[Charts and diagrams as code]
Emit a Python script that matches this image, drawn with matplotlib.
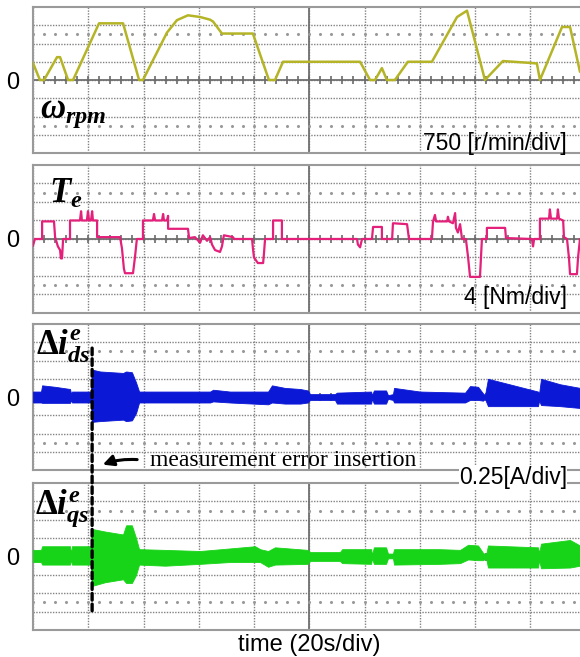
import matplotlib.pyplot as plt
import numpy as np
from matplotlib.patches import ConnectionPatch

plt.rcParams['font.family'] = ['Liberation Sans', 'DejaVu Sans']
plt.rcParams['mathtext.fontset'] = 'custom'
plt.rcParams['mathtext.rm'] = 'Liberation Serif:bold'
plt.rcParams['mathtext.it'] = 'Liberation Serif:italic:bold'
plt.rcParams['mathtext.bf'] = 'Liberation Serif:bold'

# scope settings
time_per_div = 20      # s/div
speed_per_div = 750    # r/min/div
torque_per_div = 4     # Nm/div
current_per_div = 0.25 # A/div
insertion_time = 21.4  # s, measurement error inserted

# speed trace (s, r/min)
speed = [(0, 700), (2.5, 0), (4.0, 0), (8.7, 940), (9.8, 940), (12.7, 0), (14.5, 0),
         (23.9, 2330), (32.6, 2330), (38.4, 0), (39.8, 0), (48.5, 1950), (52.1, 2460),
         (56.1, 2660), (60.5, 2590), (64.1, 2480), (65.2, 2400), (68.4, 1910),
         (79.6, 1910), (85.4, 0), (87.6, 0), (90.5, 750), (118.4, 750), (122.0, 0),
         (123.8, 0), (126.3, 490), (128.1, 0), (131.0, 0), (135.7, 750), (144.4, 750),
         (153.5, 2590), (157.1, 2850), (163.6, 0), (170.1, 780), (179.2, 710),
         (182.4, 680), (183.5, 0), (191.5, 2180), (194.4, 2180), (198.0, 340), (200, 200)]

# torque trace (s, Nm)
torque = [(0, -1.4), (0.7, 0), (3.3, 0), (3.3, 3.8), (7.6, 3.8), (8.0, 0.4), (9.0, -1.6),
          (9.8, -2.4), (10.1, -4.2), (10.5, -4.2), (10.9, 0), (13.4, 0), (13.4, 4.0),
          (17.0, 4.0), (17.4, 6.0), (17.7, 4.0), (19.5, 4.0), (19.9, 6.0), (20.3, 4.0),
          (21.0, 4.0), (21.4, 6.0), (21.7, 4.0), (23.2, 4.0), (23.2, 0.4), (31.5, 0.4),
          (32.2, -2.0), (32.9, -6.4), (33.3, -7.4), (36.2, -7.4), (36.9, -4.0), (37.6, 0),
          (39.8, 0), (39.8, 4.0), (43.4, 4.0), (43.8, 5.4), (44.2, 4.0), (46.7, 4.0),
          (47.1, 5.4), (47.4, 4.0), (48.5, 4.0), (48.9, 5.0), (48.9, 2.2), (56.1, 2.2),
          (56.5, 0.2), (58.6, 0.4), (60.5, -0.8), (61.5, 0.8), (63.0, -0.4), (64.1, 0.4),
          (64.8, -1.2), (65.9, -2.4), (67.7, -2.8), (68.4, -1.6), (69.1, 0.8), (72.4, 0.4),
          (72.8, 0), (79.3, 0), (79.6, -2.0), (80.0, -4.0), (81.4, -5.2), (83.3, -5.2),
          (83.6, -3.2), (84.0, 0), (86.9, 0), (86.9, 4.0), (90.1, 4.0), (90.1, 0),
          (117.3, 0), (117.6, -1.2), (118.4, -1.8), (119.1, 0), (122.7, 0), (123.1, 2.6),
          (126.3, 2.6), (126.3, 0), (130.0, 0), (130.3, 3.4), (135.4, 3.2), (136.1, 0),
          (144.4, 0), (144.8, 3.8), (145.5, 5.2), (145.9, 3.8), (149.9, 3.8), (150.2, 4.8),
          (150.6, 3.8), (152.0, 3.4), (152.8, 5.6), (153.1, 2.4), (153.8, 1.4), (154.6, 3.2),
          (155.3, 0), (156.7, 0), (157.5, -4.0), (158.2, -8.2), (161.8, -8.2), (162.5, 0),
          (164.3, 0), (164.3, 2.4), (170.9, 2.4), (171.2, 0.2), (180.6, 0), (181.0, -1.6),
          (181.4, 0), (183.5, 0), (183.5, 4.4), (186.8, 4.4), (187.1, 6.4), (187.5, 4.4),
          (189.7, 4.4), (190.0, 6.4), (190.4, 4.4), (191.9, 4.0), (192.2, 0.4), (193.3, 0),
          (194.0, -4.0), (194.4, -7.6), (196.9, -7.6), (197.3, -4.0), (198.0, 0), (200, 0)]

# current error envelopes (s, upper A, lower A)
ids_err = [(0, 0.075, -0.075), (2.9, 0.075, -0.075), (3.3, 0.16, -0.08), (8.0, 0.14, -0.08),
           (13.4, 0.11, -0.08), (13.8, 0.04, -0.04), (14.1, 0.075, -0.075), (21.0, 0.075, -0.075),
           (21.4, 0.375, -0.34), (24.3, 0.35, -0.33), (32.6, 0.33, -0.31), (33.7, 0.35, -0.33),
           (35.8, 0.34, -0.32), (37.3, 0.2, -0.22), (38.4, 0.075, -0.075), (64.1, 0.075, -0.075),
           (65.2, 0.1, -0.06), (71.3, 0.075, -0.075), (85.1, 0.075, -0.1), (86.5, 0.16, -0.075),
           (91.2, 0.125, -0.09), (96.7, 0.11, -0.09), (99.5, 0.09, -0.075), (100.3, 0.04, -0.04),
           (109.3, 0.04, -0.04), (110.0, 0.06, -0.09), (122.4, 0.075, -0.09), (122.7, 0.025, -0.025),
           (123.4, 0.09, -0.09), (127.8, 0.09, -0.09), (128.5, 0.025, -0.025), (130.3, 0.04, -0.04),
           (130.7, 0.125, -0.075), (140.1, 0.075, -0.075), (156.4, 0.06, -0.075), (158.2, 0.15, -0.04),
           (161.1, 0.14, -0.04), (162.9, 0.05, -0.05), (163.6, 0.025, -0.025), (164.7, 0.25, -0.125),
           (182.8, 0.075, -0.125), (183.2, 0.05, -0.05), (183.9, 0.25, -0.11), (190.8, 0.175, -0.125),
           (198.0, 0.125, -0.15), (200, 0.12, -0.15)]

iqs_err = [(0, 0.09, -0.075), (2.9, 0.09, -0.075), (3.3, 0.14, -0.11), (13.4, 0.14, -0.11),
           (13.8, 0.04, -0.04), (14.1, 0.14, -0.11), (21.0, 0.14, -0.11), (21.4, 0.375, -0.4),
           (26.1, 0.34, -0.35), (32.6, 0.3, -0.31), (33.7, 0.425, -0.36), (35.8, 0.425, -0.36),
           (37.3, 0.25, -0.25), (38.4, 0.1, -0.11), (47.8, 0.09, -0.125), (60.5, 0.075, -0.1),
           (71.3, 0.11, -0.075), (80.4, 0.14, -0.075), (82.2, 0.1, -0.075), (85.1, 0.075, -0.14),
           (87.6, 0.125, -0.11), (99.5, 0.09, -0.1), (100.3, 0.06, -0.06), (111.1, 0.06, -0.06),
           (111.9, 0.1, -0.09), (122.4, 0.1, -0.1), (122.7, 0.025, -0.025), (123.4, 0.125, -0.1),
           (127.8, 0.125, -0.1), (128.5, 0.04, -0.025), (130.3, 0.04, -0.025), (130.7, 0.1, -0.11),
           (147.3, 0.1, -0.1), (154.6, 0.09, -0.09), (157.5, 0.16, -0.04), (161.1, 0.15, -0.05),
           (162.9, 0.05, -0.05), (164.0, 0.025, -0.025), (164.7, 0.15, -0.15), (182.8, 0.125, -0.15),
           (183.2, 0.05, -0.05), (183.9, 0.175, -0.16), (194.4, 0.225, -0.15), (198.0, 0.15, -0.125),
           (200, 0.15, -0.125)]


def scope_axes(ax, per_div):
    ax.set_xlim(0, 10 * time_per_div)
    ax.set_ylim(-4 * per_div, 4 * per_div)
    ax.set_xticks(np.arange(0, 10 * time_per_div + 1, time_per_div))
    ax.set_yticks(np.arange(-3, 4) * per_div, ['', '', '', '0', '', '', ''])
    ax.grid(True, color='#828282', linestyle=(0, (1, 1)), linewidth=1.0)
    ax.tick_params(length=0, labelbottom=False, labelsize=17, pad=10)
    ax.axhline(0, color='#707070', lw=1.3, zorder=1.8)
    ax.axvline(5 * time_per_div, color='#707070', lw=1.3, zorder=1.8)
    sub = np.arange(0, 10 * time_per_div + 1, time_per_div / 5)
    ax.plot(sub, np.zeros(len(sub)), '|', color='#6a6a6a', ms=6, mew=1.2, zorder=1.8)
    for k in (-2.5, 2.5):
        ax.plot(sub, np.full(len(sub), k * per_div), '.', color='#999999', ms=2.4, zorder=1.8)
    for s in ax.spines.values():
        s.set_color('#9a9a9a')
        s.set_linewidth(1.5)


fig = plt.figure(figsize=(5.8, 6.57), dpi=100)
ax1 = fig.add_axes([0.0569, 0.7671, 0.9526, 0.2222])
ax2 = fig.add_axes([0.0569, 0.5236, 0.9526, 0.2253])
ax3 = fig.add_axes([0.0569, 0.2846, 0.9526, 0.2222])
ax4 = fig.add_axes([0.0569, 0.0411, 0.9526, 0.2237])

scope_axes(ax1, speed_per_div)
t, v = np.array(speed).T
ax1.plot(t, v, color='#b4b426', lw=1.8, zorder=3)
ax1.text(0.013, 0.24, r'$\omega_{rpm}$', transform=ax1.transAxes, fontsize=25, va='baseline')

scope_axes(ax2, torque_per_div)
t, v = np.array(torque).T
ax2.plot(t, v, color='#e3207a', lw=1.6, zorder=3)
ax2.text(0.029, 0.743, r'$T_e$', transform=ax2.transAxes, fontsize=25, va='baseline')

scope_axes(ax3, current_per_div)
t, hi, lo = np.array(ids_err).T
ax3.fill_between(t, lo, hi, color='#0b18d6', lw=0.6, edgecolor='#0b18d6', zorder=3)
ax3.text(0.005, 0.788, r'$\Delta i^e_{ds}$', transform=ax3.transAxes, fontsize=25, va='baseline')

scope_axes(ax4, current_per_div)
t, hi, lo = np.array(iqs_err).T
ax4.fill_between(t, lo, hi, color='#18d418', lw=0.6, edgecolor='#18d418', zorder=3)
ax4.text(0.004, 0.796, r'$\Delta i^e_{qs}$', transform=ax4.transAxes, fontsize=25, va='baseline')
ax4.set_xlabel('time (20s/div)', fontsize=17, labelpad=3)

# measurement error insertion marker
con = ConnectionPatch(xyA=(insertion_time, 0.67), coordsA=ax3.transData,
                      xyB=(insertion_time, -0.79), coordsB=ax4.transData,
                      color='black', lw=2.4, linestyle=(0, (2, 1.2)), zorder=5)
fig.add_artist(con)
ax3.annotate('', xy=(24.3, -0.94), xytext=(38.7, -0.86), annotation_clip=False,
             arrowprops=dict(arrowstyle='-|>', color='black', lw=2.2,
                             connectionstyle='arc3,rad=0.12', mutation_scale=16))
ax3.text(42.4, -0.87, 'measurement error insertion', family='Liberation Serif',
         fontsize=17, va='center')

fig.text(0.9776, 0.7823, '750 [r/min/div]', ha='right', va='center', fontsize=16.5)
fig.text(0.9776, 0.5479, '4 [Nm/div]', ha='right', va='center', fontsize=16.5)
fig.text(0.9776, 0.2725, '0.25[A/div]', ha='right', va='center', fontsize=16.5,
         bbox=dict(facecolor='white', edgecolor='none', pad=0))

plt.savefig('out.png', dpi=100)
plt.close()
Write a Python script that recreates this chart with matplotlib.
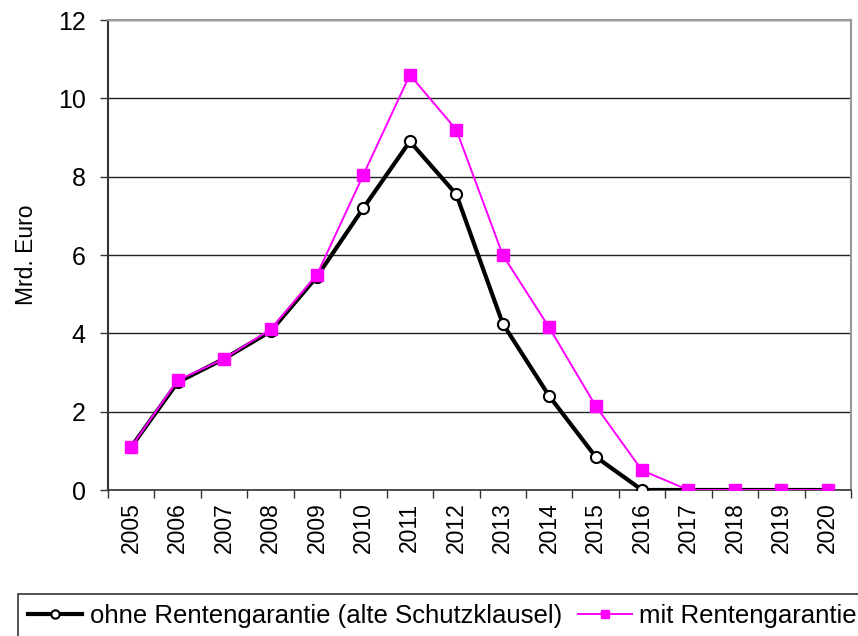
import numpy as np
import matplotlib.pyplot as plt
from matplotlib.ticker import FixedLocator

plt.rcParams['font.family'] = ['Liberation Sans', 'DejaVu Sans']

years = list(range(2005, 2021))
ohne = [1.1, 2.75, 3.35, 4.05, 5.45, 7.2, 8.9, 7.55, 4.25, 2.4, 0.85, 0.0, 0.0, 0.0, 0.0, 0.0]
mit = [1.1, 2.8, 3.35, 4.1, 5.5, 8.05, 10.6, 9.2, 6.0, 4.15, 2.15, 0.5, 0.0, 0.0, 0.0, 0.0]

fig = plt.figure(figsize=(8.58, 6.36), dpi=100)
ax = fig.add_axes([108 / 858, 1 - 490 / 636, (851 - 108) / 858, (490 - 20) / 636])

x = np.arange(len(years))
ax.plot(x, ohne, color='black', lw=3, marker='o', ms=8, mfc='white', mec='black', mew=1.5,
        label='ohne Rentengarantie (alte Schutzklausel)', zorder=3)
ax.plot(x, mit, color='#ff00ff', lw=1.4, marker='s', ms=8.5, mfc='#ff00ff', mec='#ff00ff',
        label='mit Rentengarantie', zorder=4)

ax.set_xlim(-0.5, len(years) - 0.5)
ax.set_ylim(0, 12)
ax.set_yticks([0, 2, 4, 6, 8, 10, 12])
ax.yaxis.grid(True, color='#222222', lw=1)
ax.set_axisbelow(True)

ax.set_xticks(x)
ax.set_xticklabels([str(y) for y in years], rotation=90, fontsize=16.5)
ax.xaxis.set_minor_locator(FixedLocator(np.arange(-0.5, len(years), 1)))
ax.tick_params(axis='x', which='major', length=0, pad=9)
ax.tick_params(axis='x', which='minor', length=6, width=1, color='#333333', direction='out')
ax.tick_params(axis='y', labelsize=18, length=6, width=1, color='#333333', pad=10)

ax.set_ylabel('Mrd. Euro', fontsize=16.5, labelpad=14)

ax.spines['left'].set_color('#333333')
ax.spines['left'].set_linewidth(1.5)
ax.spines['bottom'].set_color('#333333')
ax.spines['bottom'].set_linewidth(1.2)
ax.spines['top'].set_color('#999999')
ax.spines['top'].set_linewidth(1.5)
ax.spines['right'].set_color('#999999')
ax.spines['right'].set_linewidth(1.5)

leg = fig.legend(loc='upper left', bbox_to_anchor=(18 / 858, 1 - 594 / 636),
                 ncol=2, fontsize=18.5, frameon=True, fancybox=False, edgecolor='black',
                 handlelength=2.1, handletextpad=0.3, columnspacing=0.6, borderpad=0.4,
                 borderaxespad=0, markerscale=0.75)
leg.get_frame().set_linewidth(1.2)

fig.savefig('out.png', dpi=100)
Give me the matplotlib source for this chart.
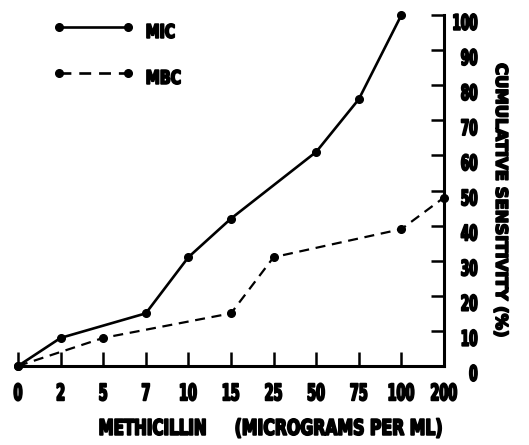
import matplotlib
matplotlib.use('Agg')
from matplotlib import pyplot as plt
from matplotlib.lines import Line2D
from matplotlib.textpath import TextPath
from matplotlib.patches import PathPatch
from matplotlib.font_manager import FontProperties
from matplotlib.transforms import Affine2D

# category labels on the x axis (micrograms per ml)
doses = ['0', '2', '5', '7', '10', '15', '25', '50', '75', '100', '200']

# MIC: cumulative sensitivity (%) at each dose that has a point
mic_doses = ['0', '2', '7', '10', '15', '50', '75', '100']
mic_vals = [0, 8, 15, 31, 42, 61, 76, 100]

# MBC
mbc_doses = ['0', '5', '15', '25', '100', '200']
mbc_vals = [0, 8, 15, 31, 39, 48]

yticks = [0, 10, 20, 30, 40, 50, 60, 70, 80, 90, 100]

W, H = 529, 445
FP = FontProperties(family='DejaVu Sans', weight='bold')
CAP = 72.9  # cap height of DejaVu Sans at size 100
STROKE = 1.3  # extra outline to get the heavy poster look (points)
GROW = STROKE * 100 / 72  # pixels the outline adds to the ink size


def squeezed(fig, s, x, y, cap, sx=0.56, width=None, ha='center', va='center', rot=0):
    # draw narrow heavy text as a path, x/y in pixels from top-left
    tp = TextPath((0, 0), s, size=100, prop=FP)
    ext = tp.get_extents()
    k = (cap - GROW) / CAP
    if width is not None:
        sx = (width - GROW) / ((ext.x1 - ext.x0) * k)
    xo = {'left': -ext.x0, 'center': -(ext.x0 + ext.x1) / 2, 'right': -ext.x1}[ha]
    yo = {'bottom': 0, 'center': -CAP / 2, 'top': -CAP}[va]
    tr = Affine2D().translate(xo, yo).scale(k * sx, k).rotate_deg(rot).translate(x, H - y)
    fig.add_artist(PathPatch(tp, transform=tr, facecolor='black', edgecolor='black',
                             lw=STROKE, joinstyle='round'))


fig = plt.figure(figsize=(W / 100, H / 100), dpi=100)
ax = fig.add_axes([18 / W, (H - 366) / H, (444 - 18) / W, (366 - 15) / H])

pos = {d: i for i, d in enumerate(doses)}
mic_x = [pos[d] for d in mic_doses]
mbc_x = [pos[d] for d in mbc_doses]

DASH = (0, (4.5, 3))
ax.plot(mic_x, mic_vals, color='black', lw=1.9, marker='o', ms=5.5, clip_on=False, zorder=3)
ax.plot(mbc_x, mbc_vals, color='black', lw=1.6, ls=DASH, marker='o', ms=5.5,
        clip_on=False, zorder=3)

ax.set_xlim(0, len(doses) - 1)
ax.set_ylim(0, 100)

for s in ['top', 'left']:
    ax.spines[s].set_visible(False)
for s in ['bottom', 'right']:
    ax.spines[s].set_linewidth(2.2)

ax.yaxis.tick_right()
ax.set_yticks(yticks)
ax.set_yticklabels([])
ax.tick_params(axis='y', direction='in', length=9.5, width=1.8)
ax.set_xticks(range(len(doses)))
ax.set_xticklabels([])
ax.tick_params(axis='x', direction='in', length=10, width=1.8)

# tick labels, placed through the axes transform
for i, d in enumerate(doses):
    px, _ = ax.transData.transform((i, 0))
    squeezed(fig, d, px, 392, 18.5)
for v in yticks:
    _, py = ax.transData.transform((0, v))
    squeezed(fig, str(v), 477, H - py + 7, 17.5, ha='right')

# legend drawn by hand
for y, ls, name, w in [(27, '-', 'MIC', 29), (73, DASH, 'MBC', 35)]:
    yf = 1 - y / H
    fig.add_artist(Line2D([59 / W, 128 / W], [yf, yf], color='black', lw=1.9, ls=ls,
                          marker='o', ms=5.5, transform=fig.transFigure))
    squeezed(fig, name, 147, y + 4, 15.5, width=w, ha='left')

squeezed(fig, 'METHICILLIN', 100, 427, 17.5, width=107, ha='left')
squeezed(fig, '(MICROGRAMS PER ML)', 236, 427, 17.5, width=207, ha='left')
squeezed(fig, 'CUMULATIVE SENSITIVITY (%)', 502, 200, 13.5, width=274, rot=270)

plt.savefig('out.png', dpi=100)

> [Problem details]
Set the lines above down again, word for word, from the first through the one containing "plt.rcParams['mathtext.bf'] = 'Liberation"; pictures excluded.

> [Complete response]
Emit a Python script that matches this image, drawn with matplotlib.
import matplotlib.pyplot as plt
import numpy as np
from matplotlib.patches import ConnectionPatch

plt.rcParams['font.family'] = ['Liberation Sans', 'DejaVu Sans']
plt.rcParams['mathtext.fontset'] = 'custom'
plt.rcParams['mathtext.rm'] = 'Liberation Serif:bold'
plt.rcParams['mathtext.it'] = 'Liberation Serif:italic:bold'
plt.rcParams['mathtext.bf'] = 'Liberation Serif:bold'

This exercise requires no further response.